DATA SECTION:
━━━━━━━━━━
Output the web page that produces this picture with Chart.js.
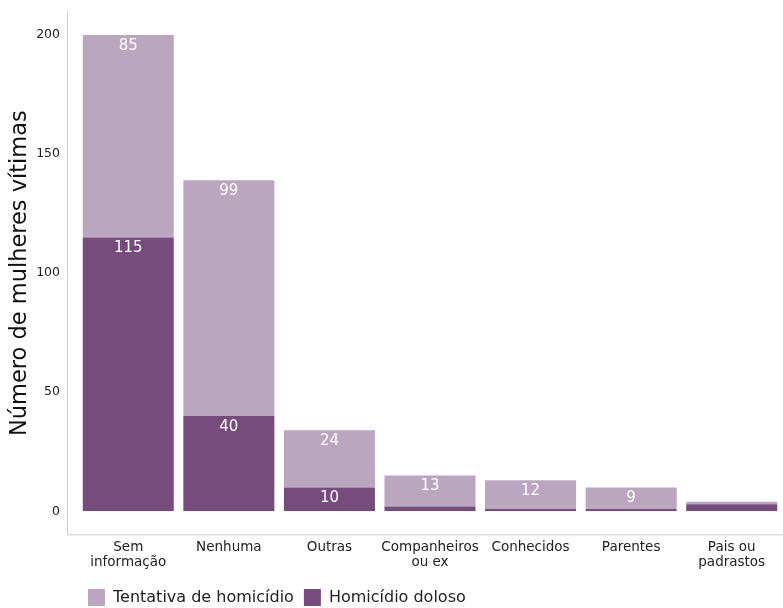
<!DOCTYPE html>
<html>
<head>
<meta charset="utf-8">
<script src="https://cdn.jsdelivr.net/npm/chart.js@4.4.1/dist/chart.umd.min.js"></script>
<style>
  html, body { margin: 0; padding: 0; background: #fff; }
  #wrap { width: 783px; height: 608px; position: relative; }
</style>
</head>
<body>
<div id="wrap"><canvas id="chart"></canvas></div>
<script>
/* ── data ── */
var categories = [['Sem', 'informação'], 'Nenhuma', 'Outras', ['Companheiros', 'ou ex'], 'Conhecidos', 'Parentes', ['Pais ou', 'padrastos']];
var homicidioDoloso = [115, 40, 10, 2, 1, 1, 3];
var tentativaHomicidio = [85, 99, 24, 13, 12, 9, 1];
var yTicks = [0, 50, 100, 150, 200];

var FONT = "'DejaVu Sans', sans-serif";
var LIGHT = '#BAA6BF';
var DARK = '#754C7C';

/* ── axis lines sit a bit outside the plot area ── */
var axisLines = {
  id: 'axisLines',
  afterDraw: function(chart){
    var a = chart.chartArea, ctx = chart.ctx;
    var x0 = a.left - 11, yTop = a.top - 24, yBot = a.bottom + 23;
    ctx.save();
    ctx.strokeStyle = '#cfcfcf';
    ctx.lineWidth = 1;
    ctx.beginPath();
    ctx.moveTo(x0 + 0.5, yTop);
    ctx.lineTo(x0 + 0.5, yBot + 0.5);
    ctx.lineTo(chart.width, yBot + 0.5);
    ctx.stroke();
    ctx.restore();
  }
};

/* ── white value labels inside the segments ── */
var segLabels = {
  id: 'segLabels',
  afterDatasetsDraw: function(chart){
    var ctx = chart.ctx;
    ctx.save();
    ctx.fillStyle = '#ffffff';
    ctx.font = '15px ' + FONT;
    ctx.textAlign = 'center';
    ctx.textBaseline = 'middle';
    chart.data.datasets.forEach(function(ds, di){
      var meta = chart.getDatasetMeta(di);
      meta.data.forEach(function(el, i){
        var v = ds.data[i];
        if(v < 5) return;
        ctx.fillText(String(v), el.x, el.y + 11);
      });
    });
    ctx.restore();
  }
};

new Chart(document.getElementById('chart'), {
  type: 'bar',
  data: {
    labels: categories,
    datasets: [
      { label: 'Homicídio doloso', data: homicidioDoloso, backgroundColor: DARK, barPercentage: 0.905, categoryPercentage: 1 },
      { label: 'Tentativa de homicídio', data: tentativaHomicidio, backgroundColor: LIGHT, barPercentage: 0.905, categoryPercentage: 1 }
    ]
  },
  options: {
    responsive: true,
    maintainAspectRatio: false,
    animation: false,
    layout: { padding: { top: 35, right: 1, left: 0, bottom: -8 } },
    plugins: {
      tooltip: { enabled: false },
      legend: {
        position: 'bottom',
        align: 'start',
        fullSize: false,
        reverse: true,
        labels: {
          boxWidth: 17, boxHeight: 17, padding: 10,
          color: '#222', font: { family: FONT, size: 16 }
        }
      }
    },
    scales: {
      x: {
        stacked: true,
        grid: { display: false, drawTicks: false },
        border: { display: false },
        afterFit: function(s){ s.paddingLeft = 0; s.paddingRight = 0; s.height -= 20; },
        ticks: { color: '#222', padding: 29, maxRotation: 0, autoSkip: false, font: { family: FONT, size: 13.5, lineHeight: 1.1 } }
      },
      y: {
        stacked: true,
        min: 0, max: 200,
        grid: { display: false, drawTicks: false },
        border: { display: false },
        afterBuildTicks: function(s){ s.ticks = yTicks.map(function(v){ return { value: v }; }); },
        afterFit: function(s){ s.width = 78; },
        ticks: { color: '#222', padding: 18, font: { family: FONT, size: 12.5 } },
        title: { display: true, text: 'Número de mulheres vítimas', color: '#111', font: { family: FONT, size: 22.5 }, padding: { top: 7, bottom: 0 } }
      }
    }
  },
  plugins: [axisLines, segLabels]
});
</script>
</body>
</html>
━━━━━━━━━━
WHAT IS NEEDED:
Reproduce the listing word for word and omit its pictures.

PROBLEM SOLUTION:
Output the web page that produces this picture with Chart.js.
<!DOCTYPE html>
<html>
<head>
<meta charset="utf-8">
<script src="https://cdn.jsdelivr.net/npm/chart.js@4.4.1/dist/chart.umd.min.js"></script>
<style>
  html, body { margin: 0; padding: 0; background: #fff; }
  #wrap { width: 783px; height: 608px; position: relative; }
</style>
</head>
<body>
<div id="wrap"><canvas id="chart"></canvas></div>
<script>
/* ── data ── */
var categories = [['Sem', 'informação'], 'Nenhuma', 'Outras', ['Companheiros', 'ou ex'], 'Conhecidos', 'Parentes', ['Pais ou', 'padrastos']];
var homicidioDoloso = [115, 40, 10, 2, 1, 1, 3];
var tentativaHomicidio = [85, 99, 24, 13, 12, 9, 1];
var yTicks = [0, 50, 100, 150, 200];

var FONT = "'DejaVu Sans', sans-serif";
var LIGHT = '#BAA6BF';
var DARK = '#754C7C';

/* ── axis lines sit a bit outside the plot area ── */
var axisLines = {
  id: 'axisLines',
  afterDraw: function(chart){
    var a = chart.chartArea, ctx = chart.ctx;
    var x0 = a.left - 11, yTop = a.top - 24, yBot = a.bottom + 23;
    ctx.save();
    ctx.strokeStyle = '#cfcfcf';
    ctx.lineWidth = 1;
    ctx.beginPath();
    ctx.moveTo(x0 + 0.5, yTop);
    ctx.lineTo(x0 + 0.5, yBot + 0.5);
    ctx.lineTo(chart.width, yBot + 0.5);
    ctx.stroke();
    ctx.restore();
  }
};

/* ── white value labels inside the segments ── */
var segLabels = {
  id: 'segLabels',
  afterDatasetsDraw: function(chart){
    var ctx = chart.ctx;
    ctx.save();
    ctx.fillStyle = '#ffffff';
    ctx.font = '15px ' + FONT;
    ctx.textAlign = 'center';
    ctx.textBaseline = 'middle';
    chart.data.datasets.forEach(function(ds, di){
      var meta = chart.getDatasetMeta(di);
      meta.data.forEach(function(el, i){
        var v = ds.data[i];
        if(v < 5) return;
        ctx.fillText(String(v), el.x, el.y + 11);
      });
    });
    ctx.restore();
  }
};

new Chart(document.getElementById('chart'), {
  type: 'bar',
  data: {
    labels: categories,
    datasets: [
      { label: 'Homicídio doloso', data: homicidioDoloso, backgroundColor: DARK, barPercentage: 0.905, categoryPercentage: 1 },
      { label: 'Tentativa de homicídio', data: tentativaHomicidio, backgroundColor: LIGHT, barPercentage: 0.905, categoryPercentage: 1 }
    ]
  },
  options: {
    responsive: true,
    maintainAspectRatio: false,
    animation: false,
    layout: { padding: { top: 35, right: 1, left: 0, bottom: -8 } },
    plugins: {
      tooltip: { enabled: false },
      legend: {
        position: 'bottom',
        align: 'start',
        fullSize: false,
        reverse: true,
        labels: {
          boxWidth: 17, boxHeight: 17, padding: 10,
          color: '#222', font: { family: FONT, size: 16 }
        }
      }
    },
    scales: {
      x: {
        stacked: true,
        grid: { display: false, drawTicks: false },
        border: { display: false },
        afterFit: function(s){ s.paddingLeft = 0; s.paddingRight = 0; s.height -= 20; },
        ticks: { color: '#222', padding: 29, maxRotation: 0, autoSkip: false, font: { family: FONT, size: 13.5, lineHeight: 1.1 } }
      },
      y: {
        stacked: true,
        min: 0, max: 200,
        grid: { display: false, drawTicks: false },
        border: { display: false },
        afterBuildTicks: function(s){ s.ticks = yTicks.map(function(v){ return { value: v }; }); },
        afterFit: function(s){ s.width = 78; },
        ticks: { color: '#222', padding: 18, font: { family: FONT, size: 12.5 } },
        title: { display: true, text: 'Número de mulheres vítimas', color: '#111', font: { family: FONT, size: 22.5 }, padding: { top: 7, bottom: 0 } }
      }
    }
  },
  plugins: [axisLines, segLabels]
});
</script>
</body>
</html>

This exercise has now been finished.